In March 1994, Steve grew suspicious of Chris spending time with close friend Jo, who was in a relationship with Stuart Neilson (Martin Henderson). Chris was in a particularly promiscuous phase and Steve believed Jo was being taken advantage of. Steve was infuriated and while driving back from Leonard (Marton Csokas) and Gina's (Josephine Davison) farewell party, the two got into an argument and Steve accidentally drove the car off the road. Steve, Chris and Kirsty (Angela Dotchin) escaped but Steve went back for T.P (Elizabeth Skeen), only to be caught in the car as it violently exploded.

Steve and TP's death weighed heavily on Sam from the rest of his time on the soap, with his personality and appearance changing to a more ruthless and selfish persona gradually. Carrie would be willed the ownership to Steve's old house, and a dual funeral would be held a few days later for Steve and TP, where eulogies were given by Dr McKenna (Paul Gittins), Nick (Karl Burnett), Sam and Sam's brother Nat (Joseph Naufahu).

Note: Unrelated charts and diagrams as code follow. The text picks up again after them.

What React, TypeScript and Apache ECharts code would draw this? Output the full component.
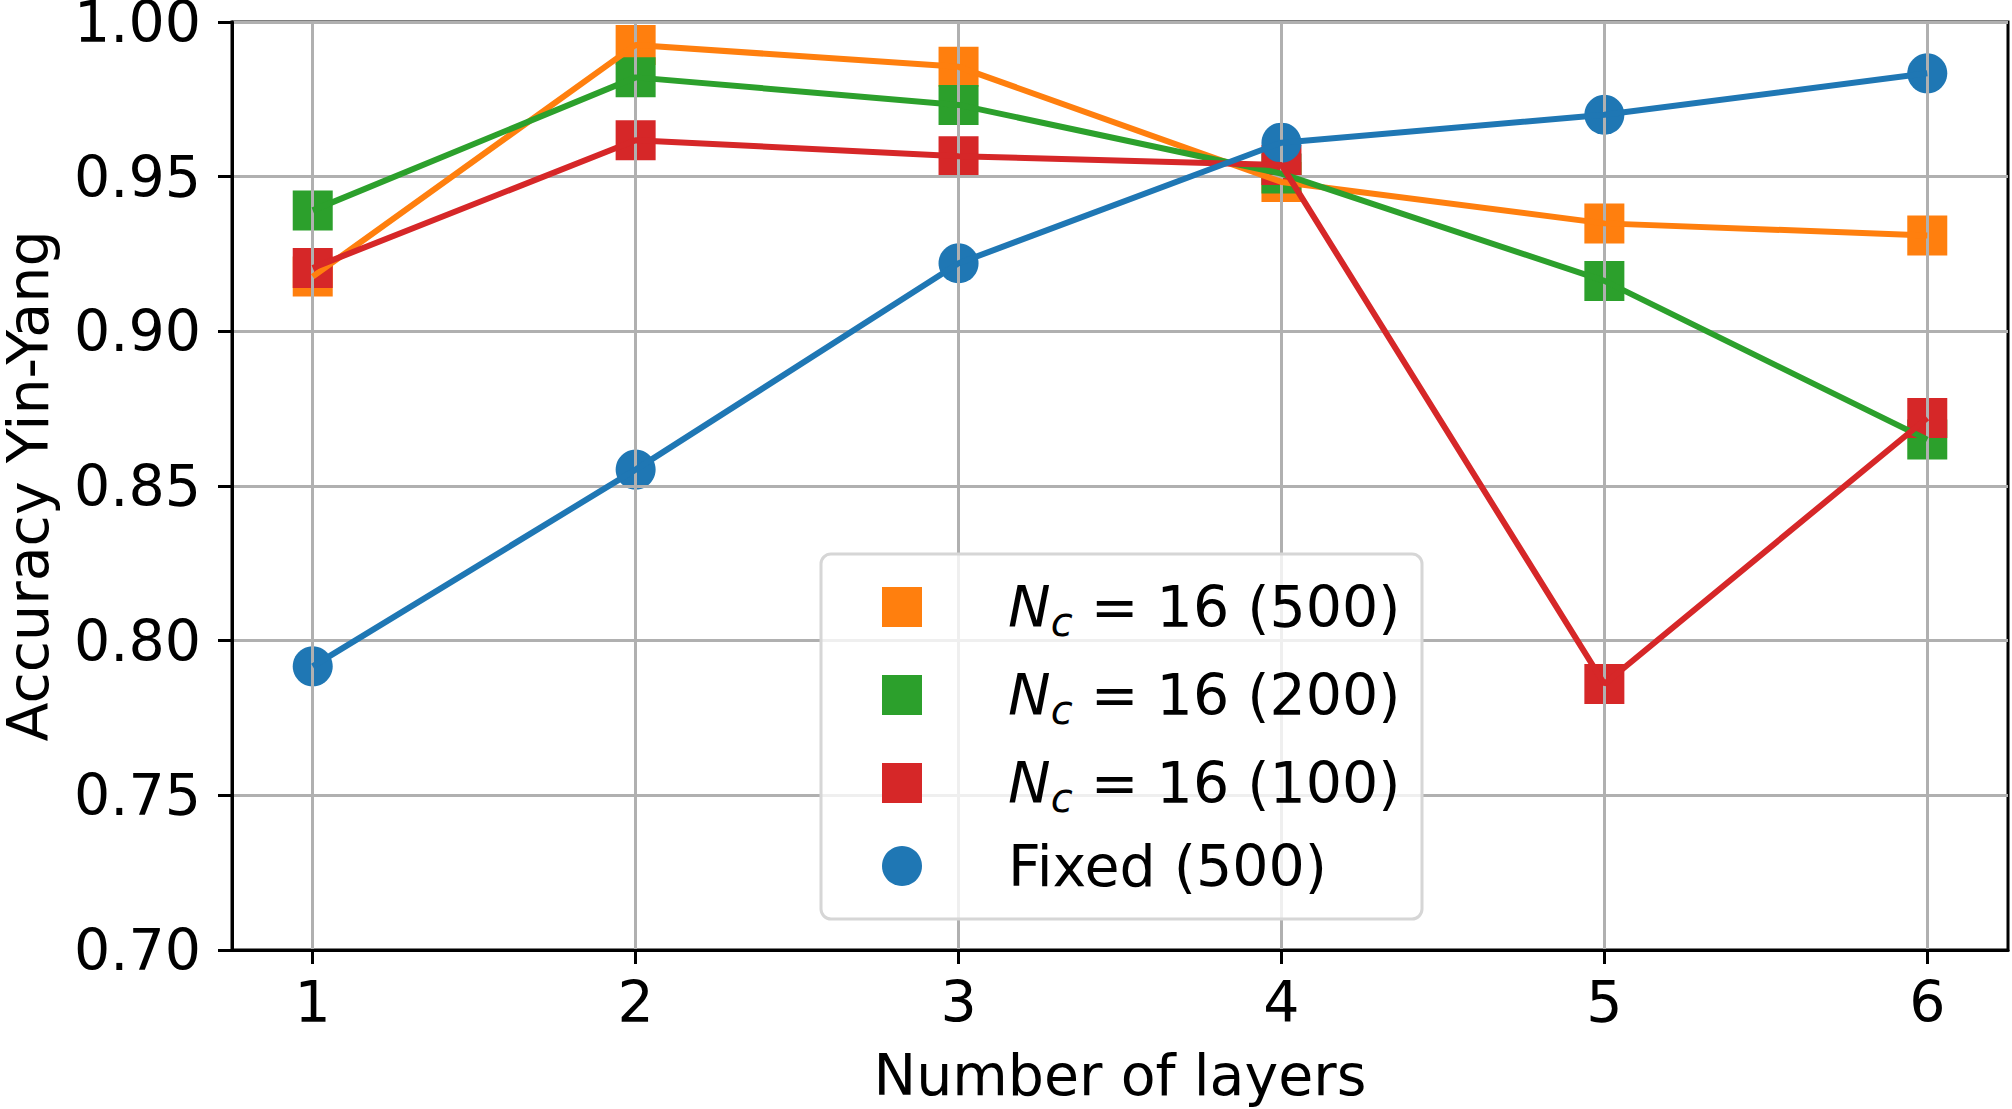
import React, { useEffect, useRef } from "react";
import * as echarts from "echarts";

// ---- data ----
const layers = [1, 2, 3, 4, 5, 6];
const xTickValues = [1, 2, 3, 4, 5, 6];
const acc500 = [0.9177, 0.9926, 0.9855, 0.9483, 0.9349, 0.931];
const acc200 = [0.9391, 0.9821, 0.9732, 0.951, 0.9163, 0.865];
const acc100 = [0.9205, 0.9618, 0.9566, 0.9538, 0.786, 0.872];
const fixed500 = [0.7917, 0.8553, 0.922, 0.961, 0.97, 0.9834];
const seriesNames = ["N_c = 16 (500)", "N_c = 16 (200)", "N_c = 16 (100)", "Fixed (500)"];
const seriesColors = ["#ff7f0e", "#2ca02c", "#d62728", "#1f77b4"];
const seriesSymbols = ["rect", "rect", "rect", "circle"];
const seriesValues = [acc500, acc200, acc100, fixed500];

const FONT = "DejaVu Sans";
const FS = 57;

export default function App() {
  const ref = useRef<HTMLDivElement>(null);

  useEffect(() => {
    const chart = echarts.init(ref.current!, null, { renderer: "svg" });

    const lineSeries = seriesNames.map((name, k) => ({
      type: "line",
      name,
      data: layers.map((x, i) => [x, seriesValues[k][i]]),
      symbol: "none",
      showSymbol: false,
      silent: true,
      z: 6,
      lineStyle: { color: seriesColors[k], width: 6 },
      itemStyle: { color: seriesColors[k] },
    }));

    const markerSeries = seriesNames.map((name, k) => ({
      type: "scatter",
      name,
      data: layers.map((x, i) => [x, seriesValues[k][i]]),
      symbol: seriesSymbols[k],
      symbolSize: 40,
      silent: true,
      z: 2,
      itemStyle: { color: seriesColors[k], opacity: 1 },
    }));

    const formatter = (name: string) => {
      if (name.startsWith("N_c")) {
        const rest = name.slice(3);
        return `{sp| }{i|N}{s|c}{t|${rest}}`;
      }
      return `{sp| }{t|${name}}`;
    };

    chart.setOption({
      animation: false,
      grid: {
        left: 232,
        right: 4,
        top: 22,
        bottom: 159,
        containLabel: false,
        outerBoundsMode: "none",
        show: true,
        borderColor: "#000",
        borderWidth: 3,
        backgroundColor: "transparent",
      },
      xAxis: {
        type: "value",
        min: 0.75,
        max: 6.25,
        z: 4,
        name: "Number of layers",
        nameLocation: "middle",
        nameGap: 96,
        nameTextStyle: { fontFamily: FONT, fontSize: FS, color: "#000" },
        axisLine: { show: true, lineStyle: { color: "#000", width: 3 } },
        axisTick: {
          show: true,
          inside: false,
          length: 14,
          customValues: xTickValues,
          lineStyle: { color: "#000", width: 3 },
        },
        axisLabel: {
          customValues: xTickValues,
          margin: 23,
          fontFamily: FONT,
          fontSize: FS,
          color: "#000",
          formatter: (v: number) => String(v),
        },
        splitLine: { show: true, lineStyle: { color: "#b0b0b0", width: 3 } },
      },
      yAxis: {
        type: "value",
        min: 0.7,
        max: 1.0,
        interval: 0.05,
        z: 4,
        name: "Accuracy Yin-Yang",
        nameLocation: "middle",
        nameGap: 176,
        nameTextStyle: { fontFamily: FONT, fontSize: FS, color: "#000" },
        axisLine: { show: true, lineStyle: { color: "#000", width: 3 } },
        axisTick: { show: true, inside: false, length: 14, lineStyle: { color: "#000", width: 3 } },
        axisLabel: {
          margin: 31,
          fontFamily: FONT,
          fontSize: FS,
          color: "#000",
          formatter: (v: number) => v.toFixed(2),
        },
        splitLine: { show: true, lineStyle: { color: "#b0b0b0", width: 3 } },
      },
      legend: {
        orient: "vertical",
        left: 882,
        top: 572,
        padding: 0,
        itemWidth: 40,
        itemHeight: 40,
        itemGap: 18,
        selectedMode: false,
        z: 10,
        data: seriesNames.map((name, k) => ({
          name,
          icon: seriesSymbols[k],
          itemStyle: { color: seriesColors[k], opacity: 1 },
        })),
        formatter,
        textStyle: {
          fontFamily: FONT,
          fontSize: FS,
          color: "#000",
          lineHeight: 60,
          rich: {
            sp: { width: 81, fontSize: FS, lineHeight: 60, fontFamily: FONT },
            i: { fontStyle: "italic", fontSize: FS, lineHeight: 60, fontFamily: FONT, color: "#000" },
            s: {
              fontStyle: "italic",
              fontSize: 40,
              lineHeight: 30,
              padding: [30, 0, 0, 0],
              fontFamily: FONT,
              color: "#000",
            },
            t: { fontSize: FS, lineHeight: 60, fontFamily: FONT, color: "#000" },
          },
        },
      },
      graphic: [
        {
          type: "rect",
          z: 9,
          silent: true,
          shape: { x: 821, y: 554, width: 601, height: 365, r: 10 },
          style: { fill: "rgba(255,255,255,0.8)", stroke: "#d6d6d6", lineWidth: 3 },
        },
      ],
      series: [...markerSeries, ...lineSeries],
    });

    return () => chart.dispose();
  }, []);

  return (
    <div
      ref={ref}
      style={{ position: "absolute", left: 0, top: 0, width: 2012, height: 1109 }}
    />
  );
}
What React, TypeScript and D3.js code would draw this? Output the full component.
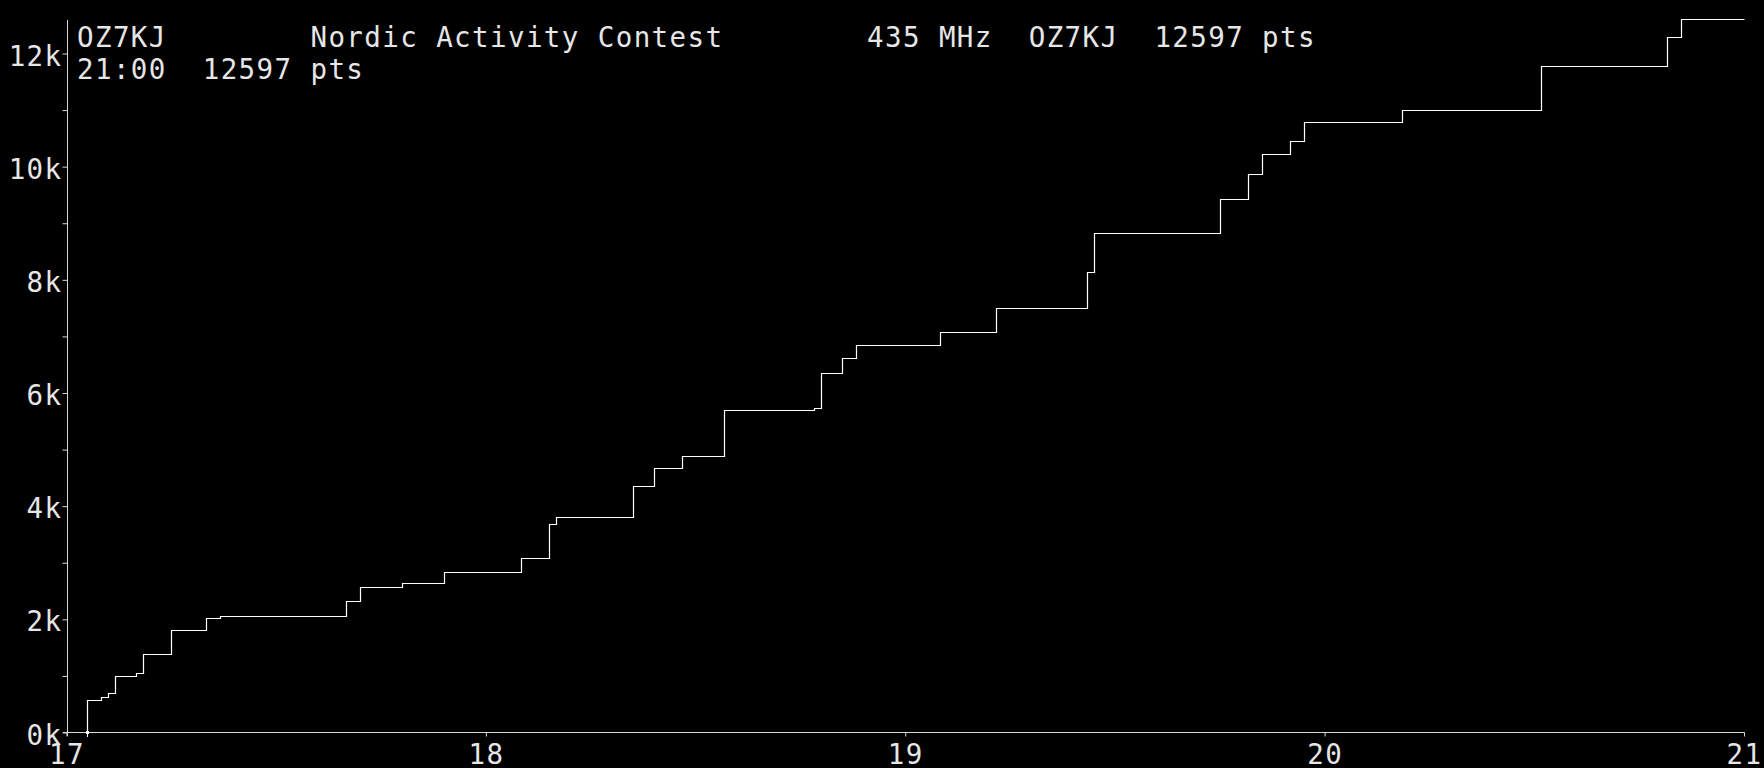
import React, { useEffect, useRef } from "react";
import * as d3 from "d3";

// contest log: minutes after 17:00 and the running score at that time
const minutes = [3, 3, 5, 6, 7, 10, 11, 15, 20, 22, 40, 42, 48, 54, 65, 69, 70, 81, 84, 88, 94,
  107, 108, 111, 113, 125, 133, 146, 147, 165, 169, 171, 175, 177, 191, 211, 229, 231, 240];
const scores = [0, 560, 618, 689, 984, 1037, 1372, 1796, 2008, 2044, 2309, 2556, 2627, 2821, 3074,
  3669, 3793, 4341, 4659, 4871, 5684, 5719, 6337, 6602, 6832, 7062, 7486, 8127, 8811, 9412, 9859,
  10207, 10436, 10772, 10984, 11779, 12291, 12597, 12597];

const hourTicks = [0, 60, 120, 180, 240];
const hourLabels = ["17", "18", "19", "20", "21"];
const scoreTicks = [0, 1000, 2000, 3000, 4000, 5000, 6000, 7000, 8000, 9000, 10000, 11000, 12000];

const headerLine1 = "OZ7KJ        Nordic Activity Contest        435 MHz  OZ7KJ  12597 pts";
const headerLine2 = "21:00  12597 pts";

const W = 1764;
const H = 768;
const FONT = "'DejaVu Sans Mono', monospace";
const TEXT = "#e6e6e6";
const AXIS = "#d8d8d8";

export default function App() {
  const ref = useRef<SVGSVGElement>(null);

  useEffect(() => {
    const svg = d3.select(ref.current);
    svg.selectAll("*").remove();

    const x = d3.scaleLinear().domain([0, 240]).range([66.5, 1744]);
    const y = d3.scaleLinear().domain([0, 12000]).range([732, 53]);

    // y axis
    const axisLeft = svg
      .append("g")
      .attr("transform", "translate(67.5,0.5)")
      .call(
        d3
          .axisLeft(y)
          .tickValues(scoreTicks)
          .tickSize(5)
          .tickSizeOuter(0)
          .tickFormat((d) => ((d as number) % 2000 === 0 ? `${(d as number) / 1000}k` : ""))
      );
    axisLeft.select(".domain").remove();
    axisLeft.selectAll("line").attr("stroke", AXIS).attr("y1", 0).attr("y2", 0);
    axisLeft
      .selectAll("text")
      .attr("x", -5)
      .attr("dy", "0.42em")
      .style("fill", TEXT)
      .style("font-family", FONT)
      .style("font-size", "27.5px")
      .style("letter-spacing", "1.4px");
    svg
      .append("line")
      .attr("x1", 67.5)
      .attr("x2", 67.5)
      .attr("y1", 20)
      .attr("y2", 736)
      .attr("stroke", AXIS);

    // x axis
    const axisBottom = svg
      .append("g")
      .attr("transform", "translate(0,732.5)")
      .call(
        d3
          .axisBottom(x)
          .tickValues(hourTicks)
          .tickSize(4)
          .tickSizeOuter(0)
          .tickFormat((d, i) => hourLabels[i])
      );
    axisBottom.select(".domain").remove();
    axisBottom.selectAll("line").attr("stroke", AXIS);
    axisBottom
      .selectAll("text")
      .attr("y", 31)
      .attr("dy", 0)
      .style("fill", TEXT)
      .style("font-family", FONT)
      .style("font-size", "27.5px")
      .style("letter-spacing", "1.4px");
    svg
      .append("line")
      .attr("x1", 63)
      .attr("x2", 1744.5)
      .attr("y1", 732.5)
      .attr("y2", 732.5)
      .attr("stroke", AXIS);

    // score curve
    const data = minutes.map((m, i) => ({ m, s: scores[i] }));
    const line = d3
      .line<{ m: number; s: number }>()
      .x((d) => Math.round(x(d.m)) + 0.5)
      .y((d) => Math.round(y(d.s)) + 0.5)
      .curve(d3.curveStepAfter);
    svg
      .append("path")
      .datum(data)
      .attr("d", line)
      .attr("fill", "none")
      .attr("stroke", "#ffffff")
      .attr("stroke-width", 1.2);

    // start marker
    const sx = Math.round(x(minutes[0])) + 0.5;
    svg
      .append("rect")
      .attr("x", sx - 1.5)
      .attr("y", 731)
      .attr("width", 3)
      .attr("height", 3)
      .attr("fill", "#ffffff");
    svg
      .append("line")
      .attr("x1", sx)
      .attr("x2", sx)
      .attr("y1", 732)
      .attr("y2", 737)
      .attr("stroke", "#ffffff");

    // header text
    [headerLine1, headerLine2].forEach((t, i) => {
      svg
        .append("text")
        .attr("x", 77)
        .attr("y", 47 + i * 32)
        .text(t)
        .style("white-space", "pre")
        .style("fill", TEXT)
        .style("font-family", FONT)
        .style("font-size", "27.5px")
        .style("letter-spacing", "1.4px");
    });
  }, []);

  return (
    <div style={{ position: "fixed", left: 0, top: 0, width: W, height: H, background: "#000" }}>
      <svg ref={ref} width={W} height={H} style={{ display: "block" }} />
    </div>
  );
}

Steve's good friend Carmen (Theresa Healey) spent some of her lottery winnings on a memoriam for Steve and TP When Shortland Street clinic had a renovation, a memorial plaque was placed on a fish tank labelled "dedicated to Steve Mills."

==Reception==
The scene featuring Steve and TP's death as voted by fans as one of the most iconic scenes of the soap. Steve was described at the time of his death as "One of Shortland Street's favourite characters".